President William H. Taft visited the campus in May 1912 for the inauguration of University president John Grier Hibben 1882. Taft and Chief Justice Edward Douglas White each received honorary degrees during the ceremonies. “I feel a deep gratitude to this grand old university for making me a Princeton man,” Taft said. “I feel further gratitude to her authorities for giving me an opportunity, for half a day at least, to enjoy the quiet and the inspiring atmosphere of these historic academic shades.”

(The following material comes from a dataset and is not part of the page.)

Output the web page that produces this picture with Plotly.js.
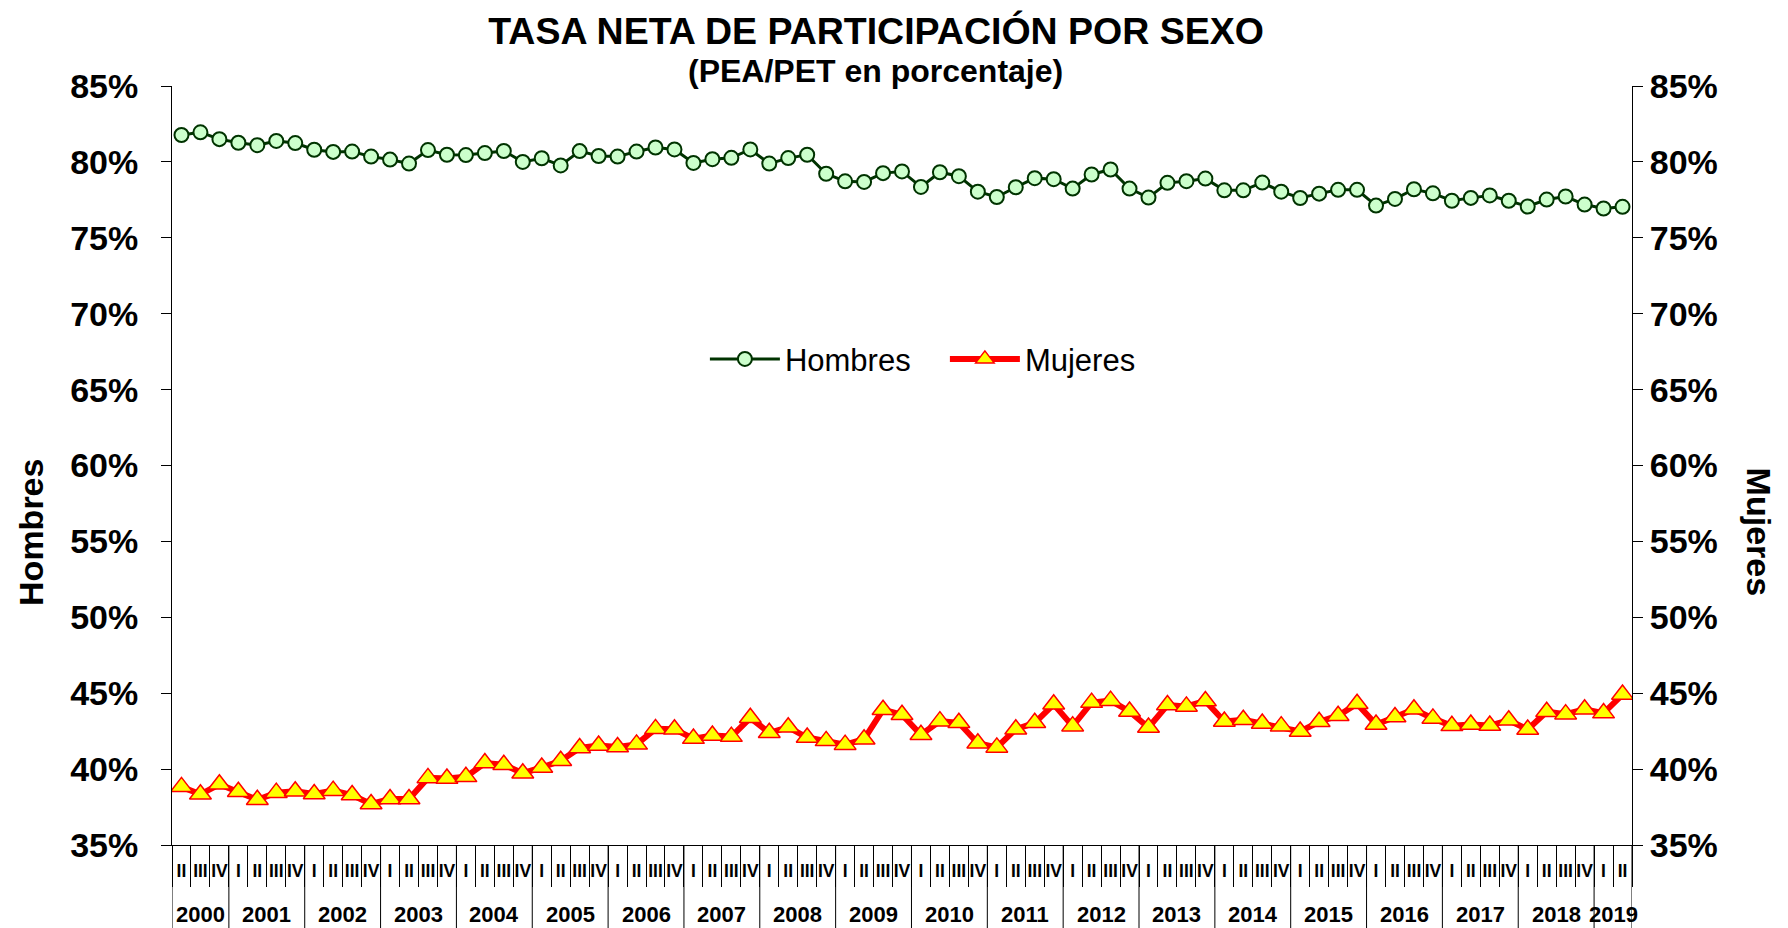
<!DOCTYPE html>
<html><head><meta charset="utf-8">
<script src="https://cdn.plot.ly/plotly-3.0.1.min.js"></script>
<style>html,body{margin:0;padding:0;background:#fff;} #chart{width:1788px;height:928px;}</style>
</head><body><div id="chart"></div>
<script>
const years = [
'2000','2000','2000',
'2001','2001','2001','2001',
'2002','2002','2002','2002',
'2003','2003','2003','2003',
'2004','2004','2004','2004',
'2005','2005','2005','2005',
'2006','2006','2006','2006',
'2007','2007','2007','2007',
'2008','2008','2008','2008',
'2009','2009','2009','2009',
'2010','2010','2010','2010',
'2011','2011','2011','2011',
'2012','2012','2012','2012',
'2013','2013','2013','2013',
'2014','2014','2014','2014',
'2015','2015','2015','2015',
'2016','2016','2016','2016',
'2017','2017','2017','2017',
'2018','2018','2018','2018',
'2019','2019'
];
const quarters = [
'II','III','IV',
'I','II','III','IV',
'I','II','III','IV',
'I','II','III','IV',
'I','II','III','IV',
'I','II','III','IV',
'I','II','III','IV',
'I','II','III','IV',
'I','II','III','IV',
'I','II','III','IV',
'I','II','III','IV',
'I','II','III','IV',
'I','II','III','IV',
'I','II','III','IV',
'I','II','III','IV',
'I','II','III','IV',
'I','II','III','IV',
'I','II','III','IV',
'I','II','III','IV',
'I','II'
];
const hombres = [
81.77,81.95,81.50,
81.26,81.10,81.38,81.24,
80.80,80.66,80.68,80.35,
80.15,79.89,80.78,80.47,
80.45,80.58,80.72,80.00,
80.24,79.77,80.71,80.39,
80.35,80.68,80.95,80.82,
79.93,80.18,80.27,80.82,
79.89,80.25,80.47,79.22,
78.72,78.68,79.26,79.37,
78.35,79.32,79.06,78.04,
77.69,78.33,78.93,78.86,
78.24,79.17,79.50,78.24,
77.65,78.62,78.73,78.90,
78.13,78.13,78.64,78.04,
77.62,77.91,78.16,78.16,
77.12,77.56,78.20,77.93,
77.44,77.63,77.79,77.44,
77.06,77.52,77.72,77.19,
76.93,77.04
];
const mujeres = [
38.83,38.34,39.00,
38.51,37.98,38.45,38.54,
38.36,38.58,38.29,37.70,
38.03,38.03,39.42,39.38,
39.49,40.40,40.29,39.73,
40.11,40.55,41.39,41.55,
41.46,41.63,42.65,42.63,
42.01,42.21,42.14,43.38,
42.39,42.76,42.08,41.86,
41.61,41.97,43.91,43.58,
42.26,43.16,43.05,41.70,
41.43,42.63,43.05,44.27,
42.83,44.38,44.51,43.80,
42.74,44.22,44.13,44.49,
43.14,43.25,43.00,42.83,
42.48,43.12,43.52,44.31,
42.94,43.43,43.94,43.34,
42.85,42.94,42.87,43.22,
42.61,43.78,43.62,43.94,
43.69,44.91
];

const FONT = 'Liberation Sans, Arial, sans-serif';
const cats = years.map((y, i) => y + '-' + quarters[i]);
const n = cats.length;

// year groups
const groups = [];
years.forEach((y, i) => {
  if (i === 0 || y !== years[i - 1]) groups.push({year: y, first: i, last: i});
  else groups[groups.length - 1].last = i;
});

const traces = [
  {
    x: cats, y: hombres, name: 'Hombres', type: 'scatter', mode: 'lines+markers',
    line: {color: '#003300', width: 3},
    marker: {symbol: 'circle', size: 14, color: '#CCFFCC', line: {color: '#003300', width: 2}},
    yaxis: 'y', hoverinfo: 'skip'
  },
  {
    x: cats, y: mujeres, name: 'Mujeres', type: 'scatter', mode: 'lines+markers',
    line: {color: '#FF0000', width: 6},
    marker: {symbol: 'triangle-up', size: 19, color: '#FFFF00', line: {color: '#FF0000', width: 1.5}},
    yaxis: 'y2', hoverinfo: 'skip'
  }
];

const yAxisCommon = {
  range: [35, 85], tick0: 35, dtick: 5, ticksuffix: '%',
  ticks: 'outside', ticklen: 10, tickwidth: 1, tickcolor: '#000',
  showline: true, linecolor: '#000', linewidth: 1,
  showgrid: false, zeroline: false, fixedrange: true,
  tickfont: {family: FONT, size: 34, weight: 'bold', color: '#000'}
};

const shapes = [];
const bounds = [-0.5].concat(groups.slice(1).map(g => g.first - 0.5)).concat([n - 0.5]);
bounds.forEach(b => shapes.push({
  type: 'line', xref: 'x', yref: 'paper', x0: b, x1: b, y0: 0, y1: -0.11,
  line: {color: '#000', width: 1}
}));

const annotations = [
  {text: '(PEA/PET en porcentaje)', xref: 'paper', yref: 'paper', x: 0.482, y: 1.0198,
   xanchor: 'center', yanchor: 'middle', showarrow: false,
   font: {family: FONT, size: 32, weight: 'bold', color: '#000'}},
  {text: 'Hombres', xref: 'paper', yref: 'paper', x: -0.0965, y: 0.4113, textangle: -90,
   xanchor: 'center', yanchor: 'middle', showarrow: false,
   font: {family: FONT, size: 34, weight: 'bold', color: '#000'}},
  {text: 'Mujeres', xref: 'paper', yref: 'paper', x: 1.0871, y: 0.4127, textangle: 90,
   xanchor: 'center', yanchor: 'middle', showarrow: false,
   font: {family: FONT, size: 34, weight: 'bold', color: '#000'}}
].concat(groups.map(g => ({
  text: g.year, xref: 'x', yref: 'paper', x: (g.first + g.last) / 2, y: -0.092,
  xanchor: 'center', yanchor: 'middle', showarrow: false,
  font: {family: FONT, size: 22, weight: 'bold', color: '#000'}
})));

const layout = {
  width: 1788, height: 928,
  margin: {l: 172, r: 156, t: 86, b: 83, pad: 0},
  paper_bgcolor: '#fff', plot_bgcolor: '#fff',
  hovermode: false,
  showlegend: true,
  legend: {orientation: 'h', x: 0.365, y: 0.64, xanchor: 'left', yanchor: 'middle',
    itemwidth: 70, entrywidth: 155, entrywidthmode: 'pixels',
    font: {family: FONT, size: 31, color: '#000'}, bgcolor: 'rgba(0,0,0,0)'},
  title: {text: 'TASA NETA DE PARTICIPACIÓN POR SEXO', x: 0.49, xanchor: 'center',
    y: 1 - 31 / 928, yanchor: 'middle',
    font: {family: FONT, size: 37.5, weight: 'bold', color: '#000'}},
  xaxis: {
    type: 'category', range: [-0.5, n - 0.5],
    tickmode: 'array', tickvals: cats, ticktext: quarters,
    tickson: 'boundaries', ticks: 'outside', ticklen: 41, tickwidth: 1, tickcolor: '#000',
    showline: true, linecolor: '#000', linewidth: 1,
    showgrid: false, zeroline: false, tickangle: 0, fixedrange: true,
    tickfont: {family: FONT, size: 17.5, weight: 'bold', color: '#000'},
    ticklabelstandoff: 10
  },
  yaxis: Object.assign({}, yAxisCommon, {side: 'left', ticklabelstandoff: 16}),
  yaxis2: Object.assign({}, yAxisCommon, {side: 'right', overlaying: 'y', ticklabelstandoff: 0}),
  shapes: shapes,
  annotations: annotations
};

Plotly.newPlot('chart', traces, layout, {displayModeBar: false, staticPlot: true});
</script>
</body></html>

In November 1917, ex-president (and Army colonel) Theodore Roosevelt delivered the annual Stafford Little Lecture, speaking on the topic of “National Strength and International Duty.” As PAW reported, “The point which he drove home with vigorous insistence was the importance of national preparedness, especially before war, a policy which he has strongly advocated ever since he had been in public life. While he repeated his criticisms of past and present delays in preparation for war, he also urged whole-hearted support of the government in its efforts to meet the crisis.”
Three presidents — one past (Herbert Hoover), one present (Harry Truman), and one future (Dwight Eisenhower) — were on hand as Princeton marked the end of its bicentennial celebration in June 1947. Other guests of honor included Albert Einstein, Adm. Chester Nimitz, and two former first ladies, Edith Wilson and Frances Folsom Cleveland Preston. NBC Television broadcast the festivities on its New York, Philadelphia, and Washington, D.C., affiliates, setting up transmitting equipment on the top of Reunion Hall.

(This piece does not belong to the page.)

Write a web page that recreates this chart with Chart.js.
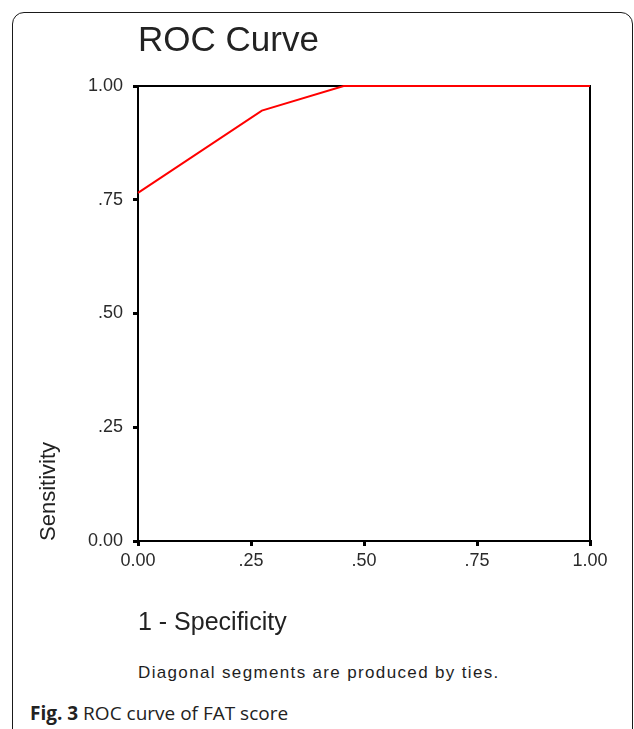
<!DOCTYPE html>
<html>
<head>
<meta charset="utf-8">
<script src="https://cdn.jsdelivr.net/npm/chart.js@4"></script>
<style>
  html, body { margin: 0; padding: 0; background: #fff; overflow: hidden; }
  body { width: 634px; height: 729px; position: relative; }
  .card {
    position: absolute; left: 12px; top: 12px; width: 621px; height: 800px;
    box-sizing: border-box; border: 1.5px solid #1a1a1a; border-radius: 12px;
  }
  #roc { position: absolute; left: 0; top: 0; }
  .note {
    position: absolute; left: 138px; top: 664px; white-space: nowrap;
    font: 17px/17px "Liberation Sans", Arial, sans-serif; letter-spacing: 1.35px; color: #1e1e1e;
  }
  .caption {
    position: absolute; left: 30px; top: 704px; white-space: nowrap;
    font: 19px/19px "Open Sans", sans-serif; color: #222;
  }
  .caption b { font-weight: 700; }
</style>
</head>
<body>
<div class="card"></div>
<canvas id="roc" width="634" height="660"></canvas>
<div class="note">Diagonal segments are produced by ties.</div>
<div class="caption"><b>Fig. 3</b> ROC curve of FAT score</div>

<script>
// ROC points
const falsePositiveRate = [0, 0.274, 0.455, 1];
const sensitivity = [0.765, 0.946, 1, 1];

const tickValues = [0, 0.25, 0.5, 0.75, 1];
const tickLabels = ['0.00', '.25', '.50', '.75', '1.00'];

const fontFamily = '"Liberation Sans", Arial, sans-serif';

function tickText(value) {
    const i = tickValues.indexOf(value);
    return i >= 0 ? tickLabels[i] : '';
}

const tickMarks = {
    display: true,
    drawOnChartArea: false,
    drawTicks: true,
    tickLength: 5,
    lineWidth: 3,
    color: '#000'
};

const frameOnly = {
    ticks: { display: false },
    grid: { display: false, drawTicks: false },
    border: { display: true, color: '#000', width: 2 }
};

new Chart(document.getElementById('roc'), {
    type: 'scatter',
    data: {
        datasets: [{
            data: falsePositiveRate.map((x, i) => ({ x: x, y: sensitivity[i] })),
            showLine: true,
            borderColor: '#ff0000',
            borderWidth: 2,
            pointRadius: 0,
            tension: 0,
            clip: false
        }]
    },
    options: {
        responsive: false,
        animation: false,
        devicePixelRatio: 1,
        layout: { padding: { left: 10, right: 0, top: 0, bottom: 19 } },
        plugins: {
            legend: { display: false },
            tooltip: { enabled: false }
        },
        scales: {
            x: {
                type: 'linear',
                position: 'bottom',
                min: 0, max: 1,
                afterBuildTicks: scale => { scale.ticks = tickValues.map(v => ({ value: v })); },
                afterFit: scale => { scale.height = 100; },
                ticks: {
                    callback: tickText,
                    font: { family: fontFamily, size: 18 },
                    color: '#2a2a2a',
                    padding: 4,
                    maxRotation: 0
                },
                grid: tickMarks,
                border: { display: true, color: '#000', width: 2 },
                title: {
                    display: true,
                    text: '1 - Specificity',
                    align: 'start',
                    font: { family: fontFamily, size: 25 },
                    color: '#222',
                    padding: { top: 0, bottom: 3 }
                }
            },
            y: {
                type: 'linear',
                position: 'left',
                min: 0, max: 1,
                afterBuildTicks: scale => { scale.ticks = tickValues.map(v => ({ value: v })); },
                afterFit: scale => { scale.width = 128; },
                ticks: {
                    callback: tickText,
                    font: { family: fontFamily, size: 18 },
                    color: '#2a2a2a',
                    padding: 10
                },
                grid: tickMarks,
                border: { display: true, color: '#000', width: 2 },
                title: {
                    display: true,
                    text: 'Sensitivity',
                    align: 'start',
                    font: { family: fontFamily, size: 22 },
                    color: '#222',
                    padding: { top: 26, bottom: 0 }
                }
            },
            x2: Object.assign({
                type: 'linear',
                position: 'top',
                min: 0, max: 1,
                afterFit: scale => { scale.height = 86; },
                title: {
                    display: true,
                    text: 'ROC Curve',
                    align: 'start',
                    font: { family: fontFamily, size: 35 },
                    color: '#222',
                    padding: { top: 20, bottom: 0 }
                }
            }, frameOnly),
            y2: Object.assign({
                type: 'linear',
                position: 'right',
                min: 0, max: 1,
                afterFit: scale => { scale.width = 44; }
            }, frameOnly)
        }
    }
});
</script>
</body>
</html>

President Lyndon Johnson helped Princeton dedicate the new home of the Woodrow Wilson School (now Robertson Hall) in May 1966. Johnson stressed the value of graduate education in his remarks and said that “to wear the scholar’s gown is to assume an obligation to seek truth without prejudice and without cliché, even when the results of the search are at variance with one’s own opinions.” He dedicated the building not just to the former president or to the Nation’s service, but “to learning in the service of all mankind.”

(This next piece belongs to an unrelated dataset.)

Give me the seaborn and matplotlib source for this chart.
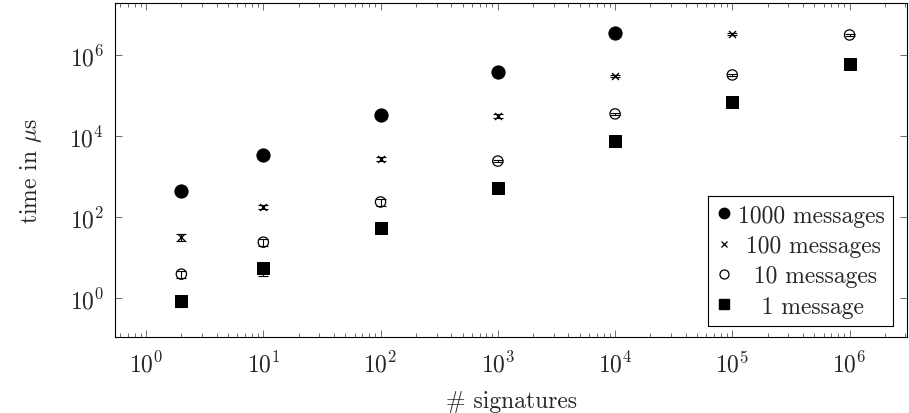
import matplotlib.pyplot as plt
import matplotlib.ticker as ticker
from matplotlib.lines import Line2D
import pandas as pd
import seaborn as sns

# number of signatures per measurement
sigs_1000 = [2, 10, 100, 1000, 10000]
sigs_100 = [2, 10, 100, 1000, 10000, 100000]
sigs_10 = [2, 10, 100, 1000, 10000, 100000, 1000000]
sigs_1 = [2, 10, 100, 1000, 10000, 100000, 1000000]

# time in microseconds (mean) and error
time_1000 = [440, 3400, 33000, 380000, 3.5e6]
err_1000 = [20, 150, 1500, 15000, 1.5e5]
time_100 = [32, 178, 2700, 31000, 300000, 3.3e6]
err_100 = [6, 20, 250, 4000, 15000, 1.5e5]
time_10 = [3.9, 24, 235, 2400, 35000, 320000, 3.1e6]
err_10 = [0.8, 5, 50, 120, 1500, 15000, 1.5e5]
time_1 = [0.85, 5.5, 54, 520, 7500, 69000, 600000]
err_1 = [0.25, 2.0, 5, 40, 500, 5000, 40000]

labels = ["1000 messages", " 100 messages", "  10 messages", "   1 message"]
x_major = [1, 10, 100, 1000, 10000, 100000, 1000000]
y_major = [1, 1e2, 1e4, 1e6]

sns.set_style("ticks")
plt.rcParams['font.family'] = 'serif'
plt.rcParams['font.serif'] = ['cmr10', 'DejaVu Serif']
plt.rcParams['mathtext.fontset'] = 'cm'
plt.rcParams['axes.formatter.use_mathtext'] = True
plt.rcParams['font.size'] = 17

fig = plt.figure(figsize=(9.09, 4.14), dpi=100)
ax = fig.add_axes([115/909, 1-338/414, (907-115)/909, (338-4)/414])

series = [
    (sigs_1000, time_1000, err_1000, dict(marker='o', s=90, color='black', edgecolor='black')),
    (sigs_100, time_100, err_100, dict(marker='x', s=25, color='black', linewidth=1.0)),
    (sigs_10, time_10, err_10, dict(marker='o', s=55, facecolor='none', edgecolor='black', linewidth=0.9)),
    (sigs_1, time_1, err_1, dict(marker='s', s=80, color='black', edgecolor='black')),
]

for (x, y, e, kw), lab in zip(series, labels):
    df = pd.DataFrame({'signatures': x, 'time': y})
    ax.errorbar(x, y, yerr=e, fmt='none', ecolor='black', elinewidth=0.8, capsize=3.5, capthick=0.8, zorder=2)
    sns.scatterplot(data=df, x='signatures', y='time', ax=ax, legend=False, zorder=3, **kw)

ax.set_xscale('log')
ax.set_yscale('log')
ax.set_xlim(10**-0.265, 10**6.49)
ax.set_ylim(10**-0.96, 10**7.28)

ax.xaxis.set_major_locator(ticker.FixedLocator(x_major))
ax.xaxis.set_major_formatter(ticker.LogFormatterSciNotation())
x_minor = [m * d for d in [0.1] + x_major for m in range(2, 10)]
x_minor = [v for v in x_minor if 10**-0.265 < v < 10**6.49]
ax.xaxis.set_minor_locator(ticker.FixedLocator(x_minor))
ax.xaxis.set_minor_formatter(ticker.NullFormatter())
ax.yaxis.set_major_locator(ticker.FixedLocator(y_major))
ax.yaxis.set_major_formatter(ticker.LogFormatterSciNotation())
ax.yaxis.set_minor_locator(ticker.NullLocator())

ax.tick_params(which='major', direction='in', length=5, width=0.6, color='#555555',
               top=True, right=True, labelsize=17)
ax.tick_params(axis='x', which='major', pad=10)
ax.tick_params(axis='y', which='major', pad=8)
ax.tick_params(which='minor', direction='in', length=3, width=0.6, color='#555555',
               top=True, right=True)
for sp in ax.spines.values():
    sp.set_linewidth(0.8)
    sp.set_color('black')

ax.set_xlabel('# signatures', fontsize=17, labelpad=10)
ax.set_ylabel(r'time in $\mu$s', fontsize=17, labelpad=18)

handles = [
    Line2D([], [], linestyle='none', marker='o', markersize=7.5, color='black'),
    Line2D([], [], linestyle='none', marker='x', markersize=4.5, color='black', markeredgewidth=0.9),
    Line2D([], [], linestyle='none', marker='o', markersize=6.5, markerfacecolor='none',
           markeredgecolor='black', markeredgewidth=0.9),
    Line2D([], [], linestyle='none', marker='s', markersize=7, color='black'),
]
leg = ax.legend(handles, labels, loc='lower right', bbox_to_anchor=(1 - 14/792, 11/334),
                frameon=True, fancybox=False, framealpha=1, edgecolor='black',
                fontsize=17, handlelength=0.6, handletextpad=0.3, borderpad=0.35,
                labelspacing=0.35, borderaxespad=0)
leg.get_frame().set_linewidth(0.8)

fig.savefig('out.png', dpi=100)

President Jimmy Carter was just two months removed from his time in the White House when he came to speak with Princeton students in March 1981. Sixty students met the former president in a question-and-answer session. PAW student columnist Todd Purdum ’82 explained that Carter’s “only public appearance was to be a brief ‘photo opportunity’ as he entered the building; there were no formal meetings with the press. … Carter’s staff was reluctant to have him speaking for the record so soon after his successor’s inauguration.” Carter was back on campus in December 2014, speaking about challenges to women’s rights in cultures around the world.